Bajo el mismo techo que Juan Pablo II, el hombre que cambió mi corazón

Recordemos que comenzó su ministerio sacerdotal, como vicario, en un pueblo de Polonia, Niegowic, cerca de Cracovia, en 1948. Se cuenta que terminó de llegar al pueblo a pie, y que justo en la entrada de la villa, se arrodilló y besó el suelo... Gesto que evidencia a lo que nos acostumbró este Papa viajero en cada rincón de mundo que visitó -104 viajes fuera de Italia- donde se arrodillaba y besaba el suelo. Cada país ha sido amado, besado por Juan Pablo II, como suelo sagrado. Ha sido un Papa católico en el sentido estricto de la palabra, Papa universal. Cuando su salud ya no le permitía arrodillarse le acercaban un cuenco con tierra. Es pues, el hombre de los detalles, de las anécdotas.
El hombre que ha traspasado todas las fronteras. Quién hubiera osado decir que medio mundo estaría en Roma para sus exequias y ahora para su beatificación? El Papa, que tal como le predijo el cardenal Wyszynski, primado de Polonia, llevaría con gracia la Iglesia hacia el tercer milenio. Juan Pablo II atravesó el umbral de la esperanza en 2005, pero no lo olvidaremos en varias generaciones. Ahora se cumple lo que los italianos expresaban con gritos y pancartas durante la misa exequial: "Santo subito".
Una experiencia única
Pasé casi una semana bajo el mismo techo que Juan Pablo II. Era el año 1996 en Tours (Francia) con motivo de una visita pastoral. El Santo Padre se alojó en la Casa Madre de mi congregación, las Dominicas de la Presentación. Momentos que no se borrarán nunca de mi memoria. Una experiencia única, llena de pequeños detalles, los que configuran la vida de todos.

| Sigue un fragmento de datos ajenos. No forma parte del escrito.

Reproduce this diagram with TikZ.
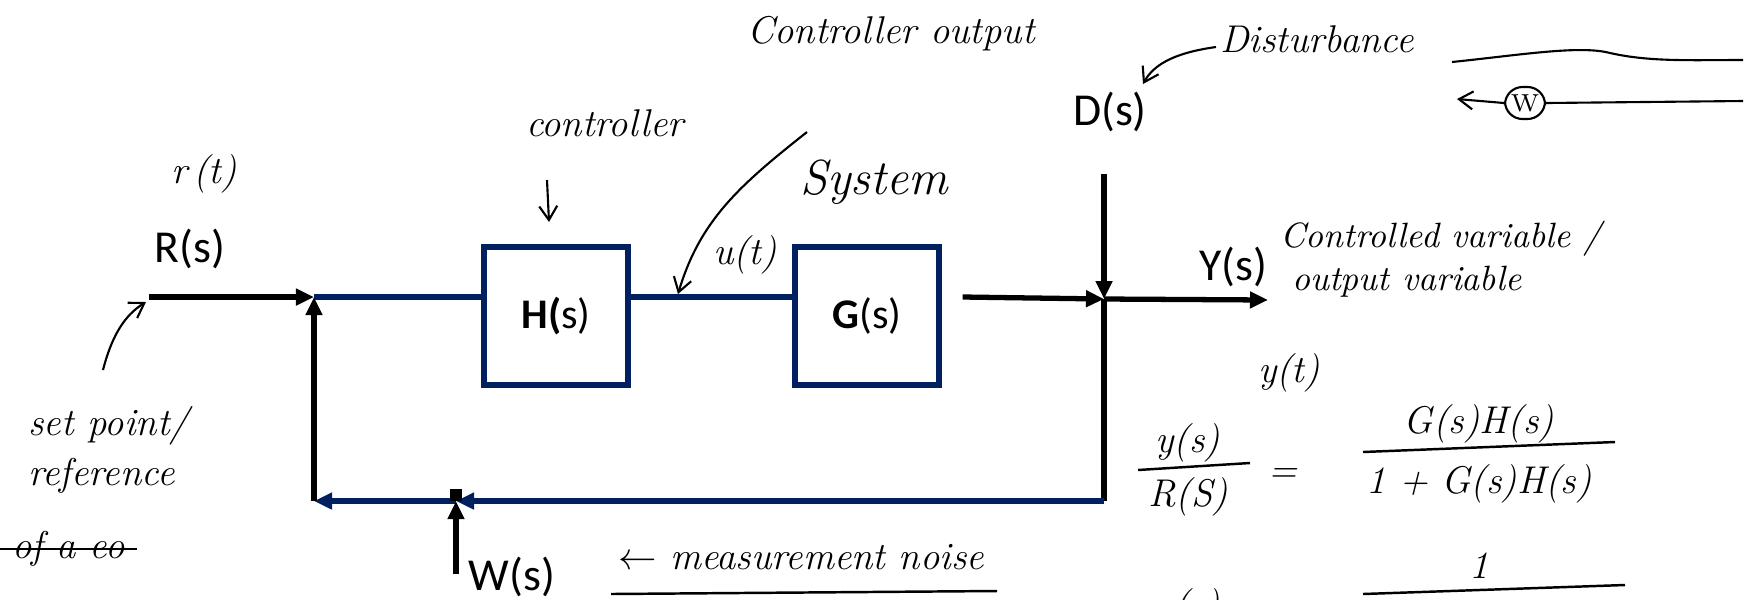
\documentclass[tikz,border=0pt]{standalone}
\usepackage{fontspec}
\newfontfamily\calib{Carlito}
\usetikzlibrary{positioning, arrows.meta}
\definecolor{navy}{HTML}{002060}
\tikzset{blk/.style={draw=navy, line width=1.7pt, minimum width=1.43cm, minimum height=1.38cm, font=\calib\fontsize{12}{14}\selectfont},
         sig/.style={line width=1.5pt, -{Triangle[length=1.8mm, width=1.6mm]}},
         fb/.style={draw=navy, line width=1.5pt, -{Triangle[length=1.8mm, width=1.6mm]}},
         lbl/.style={font=\calib\fontsize{13}{15}\selectfont},
         note/.style={font=\itshape\fontsize{11}{13}\selectfont},
         hand/.style={line width=0.6pt, -{Straight Barb[length=1.4mm, width=1.8mm]}},
        }

\begin{document}
\begin{tikzpicture}[x=0.01cm, y=-0.01cm]
        \useasboundingbox (0,0) rectangle (1757,599);
        % blocks and junctions
        \node[blk](H)at(556,316){\textbf{H(}s)};
        \node[blk](G)at(867,316){\textbf{G}(s)};
        \coordinate(in)at(149,297);
        \coordinate(sum)at(314,297);
        \coordinate(tp)at(1104,299);
        \coordinate(out)at(1268,300);
        \coordinate(dtop)at(1104,174);
        \coordinate(fbr)at(1104,501);
        \coordinate(fbl)at(314,501);
        \coordinate(wp)at(456,501);
        \coordinate(wbot)at(456,574);
        % forward path
        \draw[sig](in)--(sum);
        \draw[navy, line width=1.5pt](sum)--(sum-|H.west);
        \draw[navy, line width=1.5pt](H.east|-sum)--(G.west|-sum);
        \draw[sig]([xshift=6]G.east|-sum)--(tp);
        \draw[sig](dtop)--(tp);
        \draw[sig](tp)--(out);
        % feedback path
        \draw[line width=1.5pt](tp)--(fbr);
        \draw[fb](fbr)--(wp);
        \draw[fb](wp)--(fbl);
        \draw[sig](fbl)--(sum);
        \draw[sig](wbot)--(wp);
        \node[draw, line width=1.6pt, inner sep=0pt, minimum size=0.06cm](wsq)at(456,495){};
        % signal names
        \node[lbl](R)at(190,249){R(s)};
        \node[lbl](D)at(1110,112){D(s)};
        \node[lbl](Y)at(1233,267){Y(s)};
        \node[lbl](W)at(512,577){W(s)};
        % notes
        \node[note](rt)at(204,174){r\,(t)};
        \node[note](ctl)at(605,123){controller};
        \draw[hand](547,180)--(549,222);
        \node[note](cout)at(891,34){Controller output};
        \draw[hand](807,132)..controls(740,185)and(700,220)..(678,294);
        \node[note](ut)at(745,255){u(t)};
        \node[note, font=\itshape\fontsize{14}{16}\selectfont](sys)at(874,182){System};
        \node[note](dist)at(1317,39){Disturbance};
        \draw[hand](1216,47)..controls(1180,52)and(1155,62)..(1143,84);
        \node[note, anchor=west, font=\itshape\fontsize{10}{12}\selectfont](cv)at(1268,239){Controlled variable /};
        \node[note, anchor=west, font=\itshape\fontsize{10}{12}\selectfont](ov)at(1280,282){output variable};
        \node[note](yt)at(1289,373){y(t)};
        \node[note, anchor=west](sp)at(16,426){set point/};
        \node[note, anchor=west](ref)at(16,476){reference};
        \draw[hand](103,370)..controls(112,335)and(125,315)..(146,302);
        \node[note, anchor=west](ofa)at(0,549){of a eo};
        \draw[line width=0.8pt](ofa.west)--(ofa.east);
        \node[note](wn)at(801,557){$\leftarrow$ measurement noise};
        \draw[line width=0.7pt](611,594)--(997,591);
        % transfer function
        \node[note](yn)at(1188,443){y(s)};
        \node[note](rd)at(1188,497){R(S)};
        \draw[line width=0.7pt](1138,470)--(1250,463);
        \node[note](eq)at(1283,476){=};
        \node[note](gh)at(1479,424){G(s)H(s)};
        \node[note](den)at(1479,484){1 + G(s)H(s)};
        \draw[line width=0.7pt](1363,452)--(1615,442);
        \node[note](one)at(1479,566){1};
        \draw[line width=0.7pt](1363,594)--(1625,585);
        \node[note](ybot)at(1188,608){y(s)};
        % sketch, top right
        \draw[line width=0.6pt](1452,62)..controls(1520,55)and(1580,45)..(1610,53)..controls(1650,62)and(1690,60)..(1743,60);
        \node[draw, line width=0.6pt, rounded corners=5pt, minimum width=0.4cm, minimum height=0.32cm, inner sep=1pt, font=\fontsize{7}{8}\selectfont](wc)at(1525,103){W};
        \draw[hand](wc.west)--(1457,99);
        \draw[line width=0.6pt](wc.east)--(1743,101);
    \end{tikzpicture}
\end{document}
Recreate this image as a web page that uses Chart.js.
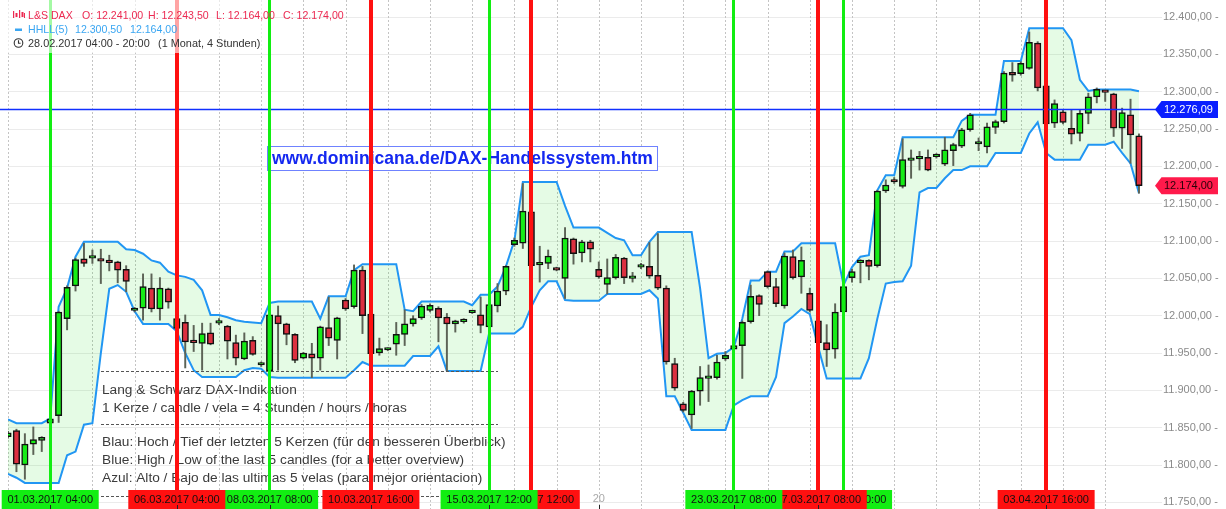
<!DOCTYPE html>
<html><head><meta charset="utf-8">
<script src="https://cdn.jsdelivr.net/npm/chart.js@4/dist/chart.umd.min.js"></script>
<style>html,body{margin:0;padding:0;background:#fff;overflow:hidden}#wrap{width:1226px;height:509px;position:relative}</style>
</head><body><div id="wrap"><canvas id="c" width="1226" height="509"></canvas></div>
<script>
// ---- data (4h candles, 28.02.2017 04:00 ... 05.04.2017) ----
const open = [11838,11846,11800,11828,11833,11856,11866,11996,12040,12076,
12077,12076,12073,12072,12062,12007,12010,12037,12009,12036,
11983,11991,11967,11963,11977,11990,11986,11964,11942,11967,
11934,11926,12000,11989,11975,11943,11949,11943,11984,11967,
12021,12012,12061,12002,11950,11954,11962,11975,11989,11997,
12007,12010,11998,11989,11992,12004,12001,11985,12013,12033,
12095,12097,12139,12068,12070,12064,12050,12103,12084,12099,
12062,12042,12051,12077,12050,12065,12066,12054,12037,11936,
11882,11867,11899,11916,11917,11942,11955,11960,11992,12027,
12059,12039,12013,12079,12052,12030,11993,11964,11955,12005,
12051,12071,12074,12067,12167,12182,12173,12208,12210,12212,
12213,12203,12221,12227,12249,12230,12226,12252,12260,12326,
12324,12331,12365,12308,12258,12273,12251,12244,12271,12293,
12301,12297,12251,12269,12241];
const high = [11845,11848,11842,11851,11838,11865,12006,12040,12077,12097,
12088,12089,12081,12073,12067,12011,12056,12056,12051,12037,
11998,12001,11987,11990,11990,11996,11987,11974,11977,11972,
11938,12003,12013,11990,11976,11951,11963,11986,12025,11998,
12023,12068,12066,12003,11970,11957,11991,12008,12000,12015,
12016,12012,12003,11994,11996,12007,12025,12016,12043,12067,
12104,12177,12141,12093,12088,12065,12118,12104,12101,12101,
12072,12076,12082,12078,12058,12070,12098,12110,12040,11943,
11884,11900,11932,11934,11947,11952,11962,11993,12041,12028,
12060,12050,12084,12088,12092,12037,11995,11988,12016,12040,
12062,12075,12075,12168,12182,12185,12237,12222,12220,12222,
12217,12239,12231,12251,12271,12238,12258,12262,12327,12339,
12340,12380,12367,12309,12289,12275,12275,12275,12298,12305,
12302,12298,12278,12290,12243.5];
const low = [11836,11791,11781,11814,11818,11855,11857,11981,12033,12066,
12070,12043,12060,12044,12032,12005,11994,12005,11994,12010,
11980,11930,11952,11927,11961,11988,11942,11934,11941,11947,
11932,11924,11927,11961,11937,11942,11917,11927,11960,11942,
12007,12010,11976,11947,11947,11953,11947,11960,11986,11995,
12005,11965,11926,11978,11990,12003,11977,11984,12005,12028,
12093,12090,12065,12045,12063,12060,12023,12069,12072,12072,
12050,12029,12049,12043,12045,12063,12050,12035,11935,11900,
11871,11849,11880,11885,11915,11940,11953,11916,11990,12000,
12037,12012,12010,12049,12030,12005,11962,11932,11943,12003,
12045,12044,12048,12065,12165,12177,12171,12184,12195,12194,
12211,12201,12201,12225,12247,12221,12218,12244,12258,12314,
12322,12330,12301,12255,12252,12257,12230,12234,12257,12285,
12287,12240,12224,12204,12164];
const close = [11843,11801,11828,11834,11837,11862,12005,12038,12075,12070,
12079,12073,12071,12061,12046,12010,12039,12009,12037,12018,
11996,11965,11964,11976,11962,11993,11966,11943,11966,11948,
11936,12001,11989,11975,11940,11950,11943,11985,11970,11997,
12009,12061,12000,11949,11956,11956,11975,11989,11996,12013,
12014,11997,11989,11993,11995,12006,11987,12015,12033,12066,
12101,12140,12067,12071,12080,12061,12104,12083,12099,12089,
12052,12051,12078,12051,12052,12068,12053,12037,11938,11903,
11873,11899,11917,11918,11938,11947,11960,11991,12026,12015,
12039,12016,12080,12051,12074,12007,11964,11954,12005,12039,
12059,12074,12066,12167,12175,12179,12209,12210,12213,12195,
12215,12222,12229,12249,12269,12232,12253,12260,12325,12322,
12338,12366,12305,12257,12284,12259,12243,12271,12293,12303,
12299,12251,12272,12242,12174];
// HHLL(5) bands
const hhUpper = [11861,11856,11856,11856,11856,11862,12012,12037,12079,12099,
12099,12099,12099,12099,12089,12088,12083,12074,12071,12059,
12054,12052,12048,12034,12001,12001,11998,11994,11992,11991,
11990,12017,12019,12019,12019,12019,12019,11996,12026,12026,
12026,12061,12069,12069,12069,12069,12069,12008,12006,12019,
12019,12019,12019,12019,12019,12014,12028,12028,12039,12066,
12101,12179,12179,12179,12179,12179,12147,12118,12118,12118,
12118,12111,12104,12101,12081,12081,12099,12112,12112,12112,
12112,12112,12037,11943,11949,11950,11958,11996,12047,12047,
12059,12059,12086,12086,12097,12097,12097,12097,12097,12041,
12065,12079,12081,12168,12188,12188,12239,12239,12239,12239,
12239,12239,12239,12261,12269,12269,12269,12269,12341,12341,
12341,12385,12385,12385,12385,12385,12369,12316,12301,12303,
12303,12303,12303,12303,12300.5];
const llLower = [11788,11783,11776,11776,11776,11776,11776,11813,11818,11854,
11856,11950,12036,12041,12032,12006,11989,11989,11989,11989,
11979,11950,11927,11918,11918,11918,11918,11918,11927,11930,
11929,11918,11917,11917,11917,11917,11917,11917,11917,11917,
11917,11927,11938,11933,11933,11933,11933,11933,11946,11946,
11946,11959,11926,11926,11926,11926,11926,11976,11976,11976,
11976,11985,12012,12034,12046,12046,12021,12020,12020,12020,
12020,12029,12029,12029,12029,12029,12034,12023,11892,11892,
11870,11847,11847,11847,11847,11847,11880,11887,11892,11892,
11892,11918,11990,11999,12009,12002,11958,11916,11916,11916,
11916,11916,11943,11996,12043,12045,12046,12067,12165,12171,
12171,12184,12195,12195,12200,12200,12200,12218,12218,12218,
12218,12244,12259,12218,12209,12209,12209,12209,12229,12229,
12229,12233,12218,12204,12164];
// signals
const signalIdx = [5,20,31,43,57,62,86,96,99,123];
const signalSide = ['buy','sell','buy','sell','buy','sell','buy','sell','buy','sell'];
const signalText = ['01.03.2017 04:00','06.03.2017 04:00','08.03.2017 08:00','10.03.2017 16:00','15.03.2017 12:00','16.03.2017 12:00','23.03.2017 08:00','27.03.2017 08:00','27.03.2017 20:00','03.04.2017 16:00'];
const dayStartIdx = [0,5,10,15,20,25,30,35,40,45,50,55,60,65,70,75,80,85,90,95,100,105,110,115,120,125,130];
const axisTickIdx = [5,20,31,43,57,70,86,96,123];
const axisDayLabels = [{i:70, t:'20'}];
const refLine = 12276.09;
const lastClose = 12174.00;
const legend1 = ['L&S DAX','O: 12.241,00','H: 12.243,50','L: 12.164,00','C: 12.174,00'];
const legend2 = ['HHLL(5)','12.300,50','12.164,00'];
const legend3 = ['28.02.2017 04:00 - 20:00','(1 Monat, 4 Stunden)'];
const noteLines = ['Lang & Schwarz DAX-Indikation','1 Kerze / candle / vela = 4 Stunden / hours / horas',
 'Blau: Hoch / Tief der letzten 5 Kerzen (für den besseren Überblick)','Blue: High / Low of the last 5 candles (for a better overview)',
 'Azul: Alto / Bajo de las ultimas 5 velas (para mejor orientacion)'];
const linkText = 'www.dominicana.de/DAX-Handelssystem.htm';

const FONT = '"Liberation Sans", Arial, sans-serif';
const fmt = v => { const s = v.toFixed(2).split('.'); return s[0].replace(/\B(?=(\d{3})+(?!\d))/g,'.') + ',' + s[1]; };
const GREEN = '#12ee12', RED = '#ff1010';

const overlay = {
  id:'overlay',
  beforeDatasetsDraw(chart){
    const ctx = chart.ctx, xs = chart.scales.x;
    ctx.save();
    ctx.strokeStyle = '#c4c4c4'; ctx.lineWidth = 1; ctx.setLineDash([2,2]);
    dayStartIdx.forEach(i => { const x = Math.round(xs.getPixelForValue(i)) + 0.5;
      ctx.beginPath(); ctx.moveTo(x, 0); ctx.lineTo(x, 509); ctx.stroke(); });
    ctx.restore();
  },
  afterDraw(chart){
    const ctx = chart.ctx, xs = chart.scales.x, ys = chart.scales.y;
    ctx.save();
    // note box
    ctx.strokeStyle = '#555'; ctx.lineWidth = 1; ctx.setLineDash([3,2]);
    [371.5, 424.5, 496.5].forEach(y => { ctx.beginPath(); ctx.moveTo(101, y); ctx.lineTo(498, y); ctx.stroke(); });
    ctx.setLineDash([]);
    ctx.fillStyle = '#3c3c3c'; ctx.font = '13.7px ' + FONT; ctx.textBaseline = 'alphabetic'; ctx.textAlign = 'left';
    [394, 411.5, 446, 464.3, 482.3].forEach((y, k) => ctx.fillText(noteLines[k], 102, y));
    // link box
    ctx.fillStyle = '#fff'; ctx.fillRect(267, 146, 390, 24);
    ctx.strokeStyle = '#6f82ff'; ctx.lineWidth = 1; ctx.strokeRect(267.5, 146.5, 390, 24);
    ctx.font = 'bold 16px ' + FONT;
    const w16 = ctx.measureText(linkText).width;
    const fs = 16 * 381 / w16;
    ctx.font = 'bold ' + fs.toFixed(2) + 'px ' + FONT;
    ctx.fillStyle = '#1428f0'; ctx.textBaseline = 'middle';
    ctx.fillText(linkText, 272, 159);
    // reference horizontal line
    const yr = ys.getPixelForValue(refLine);
    ctx.strokeStyle = '#1030ff'; ctx.lineWidth = 1.5;
    ctx.beginPath(); ctx.moveTo(0, yr); ctx.lineTo(1156, yr); ctx.stroke();
    // vertical signal lines
    signalIdx.forEach((i, k) => {
      const x = xs.getPixelForValue(i);
      ctx.fillStyle = signalSide[k] === 'buy' ? GREEN : RED;
      const w = signalSide[k] === 'buy' ? 3 : 4;
      ctx.fillRect(Math.round(x - w/2), 0, w, 492);
    });
    // legend
    ctx.fillStyle = 'rgba(255,255,255,0.62)'; ctx.fillRect(0, 0, 262, 53);
    ctx.textBaseline = 'alphabetic'; ctx.font = '10.6px ' + FONT;
    ctx.fillStyle = '#ec2a52';
    [[28,0],[82,1],[148,2],[216,3],[283,4]].forEach(p => ctx.fillText(legend1[p[1]], p[0], 18.8));
    // candle icon
    ctx.fillRect(13, 11, 1.2, 7); ctx.fillRect(15.5, 13, 2, 4); ctx.fillRect(19, 10, 1.2, 8); ctx.fillRect(21.5, 12, 2, 5); ctx.fillRect(24, 13, 1, 5);
    ctx.fillStyle = '#3aa6f2';
    [[28,0],[75,1],[130,2]].forEach(p => ctx.fillText(legend2[p[1]], p[0], 33));
    ctx.fillRect(15, 28.5, 7, 2.5);
    ctx.fillStyle = '#333';
    ctx.font = '10.9px ' + FONT;
    ctx.fillText(legend3[0], 28, 47); ctx.fillText(legend3[1], 158, 47);
    ctx.strokeStyle = '#333'; ctx.lineWidth = 1.1;
    ctx.beginPath(); ctx.arc(18.5, 43, 4.3, 0, Math.PI*2); ctx.stroke();
    ctx.beginPath(); ctx.moveTo(18.5, 40.3); ctx.lineTo(18.5, 43.2); ctx.lineTo(20.6, 43.2); ctx.stroke();
    // bottom labels (drawn latest-first so earlier ones sit on top)
    ctx.font = '11px ' + FONT; ctx.textAlign = 'center'; ctx.textBaseline = 'middle';
    for (let k = signalIdx.length - 1; k >= 0; k--) {
      const x = xs.getPixelForValue(signalIdx[k]);
      ctx.fillStyle = signalSide[k] === 'buy' ? GREEN : RED;
      ctx.fillRect(x - 48.5, 490, 97, 19);
      ctx.fillStyle = '#111';
      ctx.fillText(signalText[k], x, 500);
    }
    ctx.fillStyle = '#aaa';
    axisDayLabels.forEach(d => ctx.fillText(d.t, xs.getPixelForValue(d.i), 499));
    ctx.fillStyle = '#222';
    axisTickIdx.forEach(i => { const x = Math.round(xs.getPixelForValue(i)); ctx.fillRect(x, 505, 1, 4); });
    // price tags
    function tag(v, bg, fg){
      const y = ys.getPixelForValue(v);
      ctx.fillStyle = bg;
      ctx.beginPath(); ctx.moveTo(1155, y); ctx.lineTo(1161.5, y - 8.5); ctx.lineTo(1218, y - 8.5);
      ctx.lineTo(1218, y + 8.5); ctx.lineTo(1161.5, y + 8.5); ctx.closePath(); ctx.fill();
      ctx.fillStyle = fg; ctx.textAlign = 'left'; ctx.textBaseline = 'middle'; ctx.font = '11px ' + FONT;
      ctx.fillText(fmt(v), 1164, y + 0.5);
    }
    tag(refLine, '#0a1eff', '#ffffff');
    tag(lastClose, '#ff1a4b', '#2a0008');
    ctx.restore();
  }
};

const xy = (arr) => arr.map((v, i) => ({x: i, y: v}));
new Chart(document.getElementById('c'), {
  type: 'bar',
  data: {
    datasets: [
      { type:'line', label:'HHLL upper', data: xy(hhUpper), borderColor:'#2196f3', borderWidth:2, pointRadius:0, tension:0,
        fill:'+1', backgroundColor:'rgba(0,215,0,0.10)', order:5 },
      { type:'line', label:'HHLL lower', data: xy(llLower), borderColor:'#2196f3', borderWidth:2, pointRadius:0, tension:0,
        fill:false, order:4 },
      { type:'bar', label:'wick', data: low.map((l, i) => ({x:i, y:[l, high[i]]})), backgroundColor:'#5c6356',
        barThickness:1.3, grouped:false, order:2 },
      { type:'bar', label:'body', data: open.map((o, i) => ({x:i, y:[o, close[i]]})),
        backgroundColor: open.map((o, i) => close[i] >= o ? '#16ec16' : '#dc3040'),
        borderColor:'#111', borderWidth:1.5, borderSkipped:false, barThickness:6.5, minBarLength:2.5, grouped:false, order:1 }
    ]
  },
  options: {
    responsive:false, animation:false, devicePixelRatio:1,
    layout:{ padding:{ left:8, top:0, right:0, bottom:0 } },
    plugins:{ legend:{display:false}, tooltip:{enabled:false} },
    scales:{
      x:{ type:'linear', display:false, offset:false, min:0, max:135.07, grid:{offset:false} },
      y:{ position:'right', min:11741.1, max:12422.8,
        border:{display:false},
        grid:{ color:'#ebebeb', tickLength:14, tickColor:'#ebebeb' },
        ticks:{ stepSize:50, includeBounds:false, color:'#8a8a8a', padding:1, font:{ size:11, family:FONT },
          callback: v => fmt(v) + ' -' },
        afterFit: s => { s.width = 78; s.paddingTop = 0; s.paddingBottom = 0; }
      }
    }
  },
  plugins:[overlay]
});
</script></body></html>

Juan Pablo II lo miraba todo, nada escapaba de su mirada profunda y, si convenía, miraba de reojo. Pero sobre todo miraba el corazón de los que estábamos con él. Nunca nadie había llegado tan lejos en mi alma, ¿qué debió ver? Ni yo misma lo sé, pero algo cambió en mí. Ojalá pudiera transmitir al lector esa sensación. Completamente imprevisible, sencillamente sobrenatural.
Juan Pablo II saluda, habla, pero hay que insistir en que mira y remira como si supiera que hay en los ojos y en el corazón de cada uno de los que lo acogen, le esperan o le ayudan. Entre la intimidad y la profundidad de su mirada, estaba su picardía; te sorprendía esta mezcla. Bromeaba, preguntaba, escuchaba y rezaba a pesar de estar muy cansado.
Me llamó mucho la atención una noche, eran las diez, digamos que una hora intempestiva por los franceses, el Santo Padre volvía de todo un día de celebraciones, visitas y prédicas, pero eso no le impidió seguir preguntando, de explicar qué había hecho y pedir para ir a rezar a la capilla mayor de la casa, pues el oratorio de sus estancias no tenía las cruces del Vía Crucis. La capilla estaba cerrada con llave, los perros de la brigada de explosivos la habían inspeccionado por la mañana, pidió que la abrieran, comenzó a rezar y quiso quedarse solo, sólo su amado secretario, Stanislaw Dziwisz, lo acompañó. Fue un largo rato de oración después de un día bien largo y cansado.
Y ya una última anécdota del día que Juan Pablo II se iba, nos habíamos reunido todos en la capilla, yo hacía fotos arrodillada para poder encuadrar y hacer la foto de grupo con el Papa en primer plano. Hago la foto, todavía arrodillada y cuando estoy a punto de hacer otra, me mira, se pone a reír y me da su bendición. Apenas tengo el reflejo de santiguarme, mientras resuena la risa de los presentes, yo sólo pretendía que todo el mundo cupiera en la foto, y él lo sabía, pero su bendición me emociona hasta el llanto. No sé qué me ha pasado.
Cada vez que me encontraba con él, yo perdía la palabra; lo miraba, me miraba. Pensar que he estado con Juan Pablo II y casi no le dije nada ... ¿Quién se atrevía a hablar? Podemos decir que es un hombre que cambió muchas cosas en el mundo y en la Iglesia, y puedo decir que fue el hombre que cambió mi corazón, lo abrió hacia Dios y a los demás de manera sorprendente, a pesar de los tropiezos de cada día. Su mirada profunda me impresionó y a menudo pienso en ella, es un empujón, una fuerza, que me ayuda avanzar y vivir con más profundidad mi vida consagrada. Texto: Sor Gemma Morató Sendra.